W jednym z przewodników wyczytałem:

“Do Monte Carlo, w pobliże kasyna, dojeżdża z Nicei autobus nr 100. Podróż kosztuje 1,5 euro i trwa niecałą godzinę. Wysiada się na przystanku Casino Monte Carlo przy Boulevard des Moulins (zaraz obok jest informacja turystyczna). W 20 minut można do Monako dotrzeć pociągiem, ale to większy wydatek. Niestety w Monte Carlo nie ma zbyt wielu miejsc z szybkim jedzeniem i tanich sklepów spożywczych. Warto zabrać ze sobą przynajmniej wodę. Na zwiedzanie Monte Carlo trzeba przeznaczyć minimum 2-3 godziny. Kończąc wycieczkę na plaży można wrócić do centrum autobusem lub piechotą wybierając inną trasę. To pozwoli jeszcze bardziej zagłębić się w tym wyjątkowym miejscu.”
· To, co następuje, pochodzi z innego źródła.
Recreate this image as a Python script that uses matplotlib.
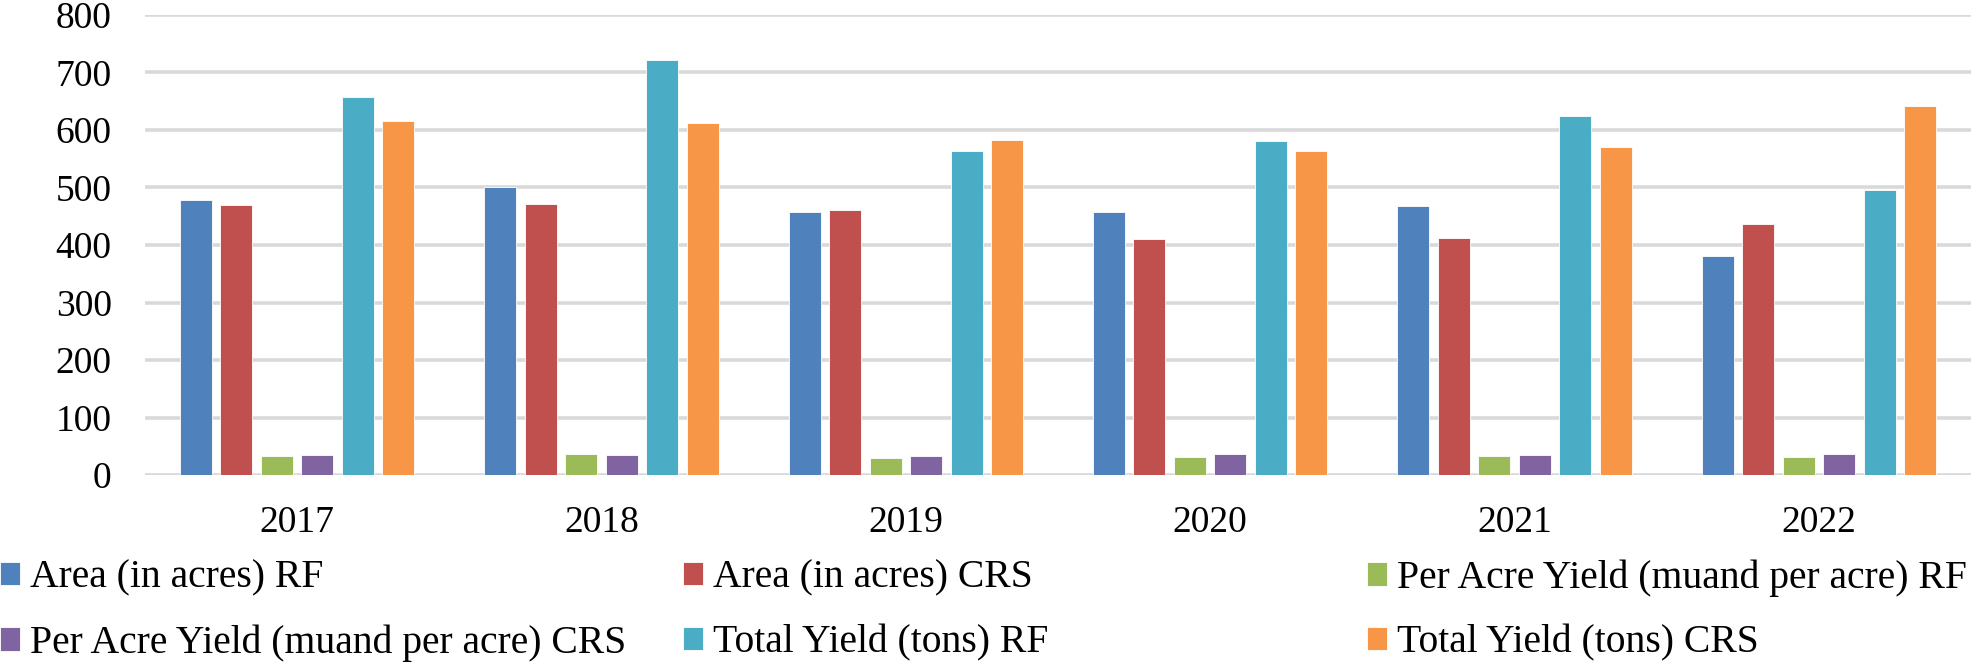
import matplotlib
matplotlib.use('Agg')
from matplotlib import pyplot as plt
import numpy as np

# Data
years = ['2017', '2018', '2019', '2020', '2021', '2022']
area_rf = [479, 500, 457, 457, 467, 381]
area_crs = [469, 471, 461, 410, 412, 437]
yield_acre_rf = [33, 36, 30, 31, 33, 32]
yield_acre_crs = [35, 34, 33, 37, 34, 37]
total_rf = [658, 721, 564, 580, 624, 496]
total_crs = [616, 612, 582, 564, 570, 642]

labels = ['Area (in acres) RF', 'Area (in acres) CRS',
          'Per Acre Yield (muand per acre) RF', 'Per Acre Yield (muand per acre) CRS',
          'Total Yield (tons) RF', 'Total Yield (tons) CRS']
series = [area_rf, area_crs, yield_acre_rf, yield_acre_crs, total_rf, total_crs]
colors = ['#4F81BD', '#C0504D', '#9BBB59', '#8064A2', '#4BACC6', '#F79646']

plt.rcParams['font.family'] = ['Liberation Serif', 'DejaVu Serif']
fs = 27

fig = plt.figure(figsize=(19.73, 6.65), dpi=100)
ax = fig.add_axes([145/1973, 1 - 475/665, 1826/1973, 460/665])

x = np.arange(len(years))
pitch = 0.133
width = 0.105
bars = []
for i, (vals, c) in enumerate(zip(series, colors)):
    b = ax.bar(x + (i - 2.5) * pitch, vals, width, color=c, zorder=3,
               edgecolor='white', linewidth=0.6)
    bars.append(b)

ax.set_xlim(-0.5, 5.5)
ax.set_ylim(0, 800)
ax.set_yticks(range(0, 801, 100))
ax.set_xticks(x)
ax.set_xticklabels(years)
ax.yaxis.grid(True, color='#D9D9D9', linewidth=2.6, zorder=0)
ax.set_axisbelow(True)
for s in ax.spines.values():
    s.set_visible(False)
ax.tick_params(axis='both', length=0, labelsize=fs)
ax.tick_params(axis='y', pad=24)
ax.tick_params(axis='x', pad=22)

# legend: two rows of three, one legend per entry
col_x = [0 / 1973, 683 / 1973, 1367 / 1973]
row_y = [1 - 578 / 665, 1 - 643 / 665]
for i, (b, lab) in enumerate(zip(bars, labels)):
    r, c = divmod(i, 3)
    fig.legend(handles=[b], labels=[lab], loc='center left',
               bbox_to_anchor=(col_x[c], row_y[r]), frameon=False,
               fontsize=28.5, borderpad=0, borderaxespad=0,
               handlelength=0.5, handleheight=0.55, handletextpad=0.25)

fig.savefig('out.png', dpi=100)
Zagłębić się w tym „wyjątkowym miejscu”! Zwłaszcza z „własną wodą” i przemykając autobusem linii 100, będąc tam 2-3 godziny… Można oczywiście, odfajkować miasto turystycznie, nadal nic o nim nie wiedząc. Można nawet wejść do kasyna, udać się na przechadzkę omiatając spojrzeniem zatokę i port ze słynnego tarasu widokowego, czy też wchodząc na chwilę do ogrodu Boulingrins. Można przejść się Promenadą Mistrzów, gdzie zamiast dłoni sławnych gwiazd, odciśnięto stopy najlepszych piłkarzy na świecie (są wśród nich odciski stóp Zidane, Ronaldo, Del Piero, Maradony i Zbigniewa Bońka). Trudniej już będzie w Forum Grimaldi, jeśli zapragnie się zobaczyć słynną salę widowiskową, której scenę zbudowano pod poziomem morza. Można jeszcze skoczyć kawałek dalej, na plażę Larvotto z importowanym piaskiem, zachwycić się pięknym stadionem, na którym swe mecze rozgrywa AS Monaco. I kto wie, może i wejść do słynnego nocnego klubu – Le Jimmy’z. Liznąć można tego i tamtego. Wyłącznie od zewnątrz, nawet jeśli wejdzie się do środka. Wszystko i tak będzie za grubą szybą, której nawet nie dostrzeżemy. Trzeba być pieszczochem losu, śpiącym na grubych pieniądzach, by mieć okazję napawać się „miastem wyjątkowym” i przy tym należycie się w nie „wgłębić”.

Dla wybrańców losu, jutro tego miasta i Księstwa rysuje się znakomicie. Monte Carlo nie przestanie być miastem pieszczochów losu, symbolem nieustającej szczęśliwości. Teraz jako ekologicznie poprawne, zrównoważone szczęście dla wszystkich… wybranych.